- [Recorded information]:
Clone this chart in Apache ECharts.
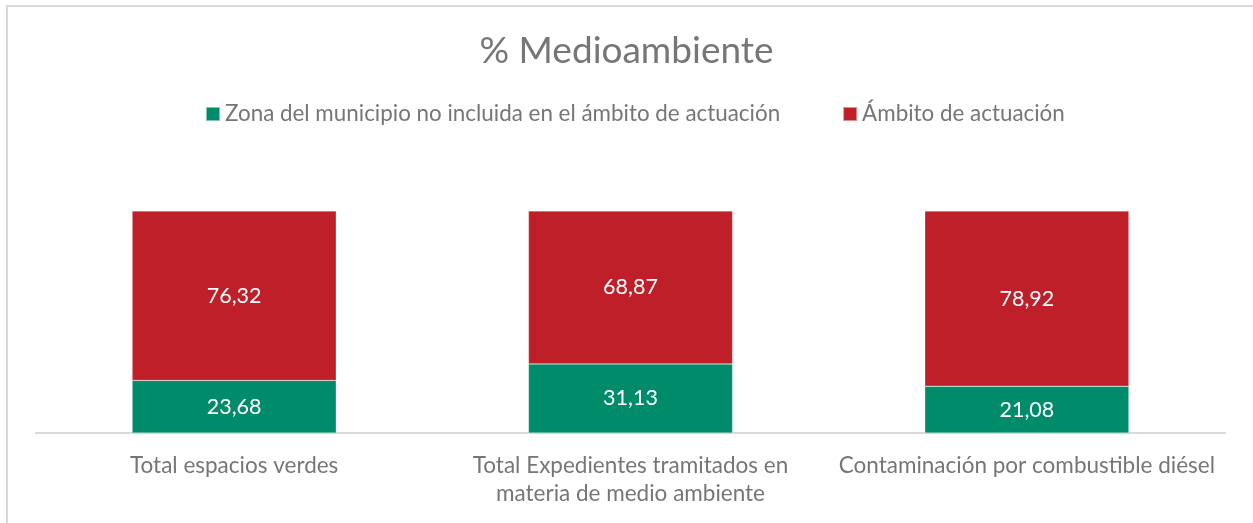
<!DOCTYPE html>
<html>
<head>
<meta charset="utf-8">
<script src="https://cdn.jsdelivr.net/npm/echarts@6/dist/echarts.min.js"></script>
<style>
html,body{margin:0;padding:0;background:#fff;}
#frame{position:absolute;left:6px;top:5px;width:1300px;height:600px;border-left:2px solid #d9d9d9;border-top:2px solid #d9d9d9;box-sizing:border-box;}
#chart{position:absolute;left:0;top:0;width:1253px;height:523px;}
</style>
</head>
<body>
<div id="frame"></div>
<div id="chart"></div>
<script>
const titleText = '% Medioambiente';
const categories = [
  'Total espacios verdes',
  'Total Expedientes tramitados en\nmateria de medio ambiente',
  'Contaminación por combustible diésel'
];
const seriesNames = ['Zona del municipio no incluida en el ámbito de actuación', 'Ámbito de actuación'];
const zonaValues = [23.68, 31.13, 21.08];
const ambitoValues = [76.32, 68.87, 78.92];
const colors = ['#008B6A', '#BE1F28'];

const font = 'Lato, "Open Sans", sans-serif';
const grey = '#767676';
const fmt = p => p.value.toFixed(2).replace('.', ',');

const chart = echarts.init(document.getElementById('chart'), null, {renderer: 'canvas'});
chart.setOption({
  animation: false,
  backgroundColor: 'transparent',
  title: {
    text: titleText, left: 'center', top: 28,
    textStyle: {fontFamily: font, fontSize: 37, fontWeight: 'normal', color: grey}
  },
  legend: {
    top: 98, left: 200, itemWidth: 14, itemHeight: 14, itemGap: 62,
    icon: 'rect',
    textStyle: {fontFamily: font, fontSize: 22.4, color: grey, padding: [0, 0, 0, 0]},
    data: seriesNames
  },
  grid: {left: 36, right: 28, top: 211, bottom: 90, containLabel: false},
  xAxis: {
    type: 'category', data: categories,
    axisLine: {lineStyle: {color: '#d9d9d9', width: 2}},
    axisTick: {show: false},
    axisLabel: {fontFamily: font, fontSize: 22.5, color: grey, margin: 19, lineHeight: 28, interval: 0}
  },
  yAxis: {type: 'value', min: 0, max: 100, show: false, splitLine: {show: false}},
  series: [
    {
      name: seriesNames[0], type: 'bar', stack: 'a', data: zonaValues,
      barCategoryGap: '48.5%',
      itemStyle: {color: colors[0], borderColor: 'rgba(255,255,255,0.5)', borderWidth: 0.5},
      label: {show: true, position: 'inside', formatter: fmt, color: '#fff', fontFamily: font, fontSize: 21.5}
    },
    {
      name: seriesNames[1], type: 'bar', stack: 'a', data: ambitoValues,
      barCategoryGap: '48.5%',
      itemStyle: {color: colors[1], borderColor: 'rgba(255,255,255,0.5)', borderWidth: 0.5},
      label: {show: true, position: 'inside', formatter: fmt, color: '#fff', fontFamily: font, fontSize: 21.5}
    }
  ]
});
</script>
</body>
</html>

- [What to produce]:
Output the data above without changes, apart from leaving out the pictures.

- [Problem solution]:
Clone this chart in Apache ECharts.
<!DOCTYPE html>
<html>
<head>
<meta charset="utf-8">
<script src="https://cdn.jsdelivr.net/npm/echarts@6/dist/echarts.min.js"></script>
<style>
html,body{margin:0;padding:0;background:#fff;}
#frame{position:absolute;left:6px;top:5px;width:1300px;height:600px;border-left:2px solid #d9d9d9;border-top:2px solid #d9d9d9;box-sizing:border-box;}
#chart{position:absolute;left:0;top:0;width:1253px;height:523px;}
</style>
</head>
<body>
<div id="frame"></div>
<div id="chart"></div>
<script>
const titleText = '% Medioambiente';
const categories = [
  'Total espacios verdes',
  'Total Expedientes tramitados en\nmateria de medio ambiente',
  'Contaminación por combustible diésel'
];
const seriesNames = ['Zona del municipio no incluida en el ámbito de actuación', 'Ámbito de actuación'];
const zonaValues = [23.68, 31.13, 21.08];
const ambitoValues = [76.32, 68.87, 78.92];
const colors = ['#008B6A', '#BE1F28'];

const font = 'Lato, "Open Sans", sans-serif';
const grey = '#767676';
const fmt = p => p.value.toFixed(2).replace('.', ',');

const chart = echarts.init(document.getElementById('chart'), null, {renderer: 'canvas'});
chart.setOption({
  animation: false,
  backgroundColor: 'transparent',
  title: {
    text: titleText, left: 'center', top: 28,
    textStyle: {fontFamily: font, fontSize: 37, fontWeight: 'normal', color: grey}
  },
  legend: {
    top: 98, left: 200, itemWidth: 14, itemHeight: 14, itemGap: 62,
    icon: 'rect',
    textStyle: {fontFamily: font, fontSize: 22.4, color: grey, padding: [0, 0, 0, 0]},
    data: seriesNames
  },
  grid: {left: 36, right: 28, top: 211, bottom: 90, containLabel: false},
  xAxis: {
    type: 'category', data: categories,
    axisLine: {lineStyle: {color: '#d9d9d9', width: 2}},
    axisTick: {show: false},
    axisLabel: {fontFamily: font, fontSize: 22.5, color: grey, margin: 19, lineHeight: 28, interval: 0}
  },
  yAxis: {type: 'value', min: 0, max: 100, show: false, splitLine: {show: false}},
  series: [
    {
      name: seriesNames[0], type: 'bar', stack: 'a', data: zonaValues,
      barCategoryGap: '48.5%',
      itemStyle: {color: colors[0], borderColor: 'rgba(255,255,255,0.5)', borderWidth: 0.5},
      label: {show: true, position: 'inside', formatter: fmt, color: '#fff', fontFamily: font, fontSize: 21.5}
    },
    {
      name: seriesNames[1], type: 'bar', stack: 'a', data: ambitoValues,
      barCategoryGap: '48.5%',
      itemStyle: {color: colors[1], borderColor: 'rgba(255,255,255,0.5)', borderWidth: 0.5},
      label: {show: true, position: 'inside', formatter: fmt, color: '#fff', fontFamily: font, fontSize: 21.5}
    }
  ]
});
</script>
</body>
</html>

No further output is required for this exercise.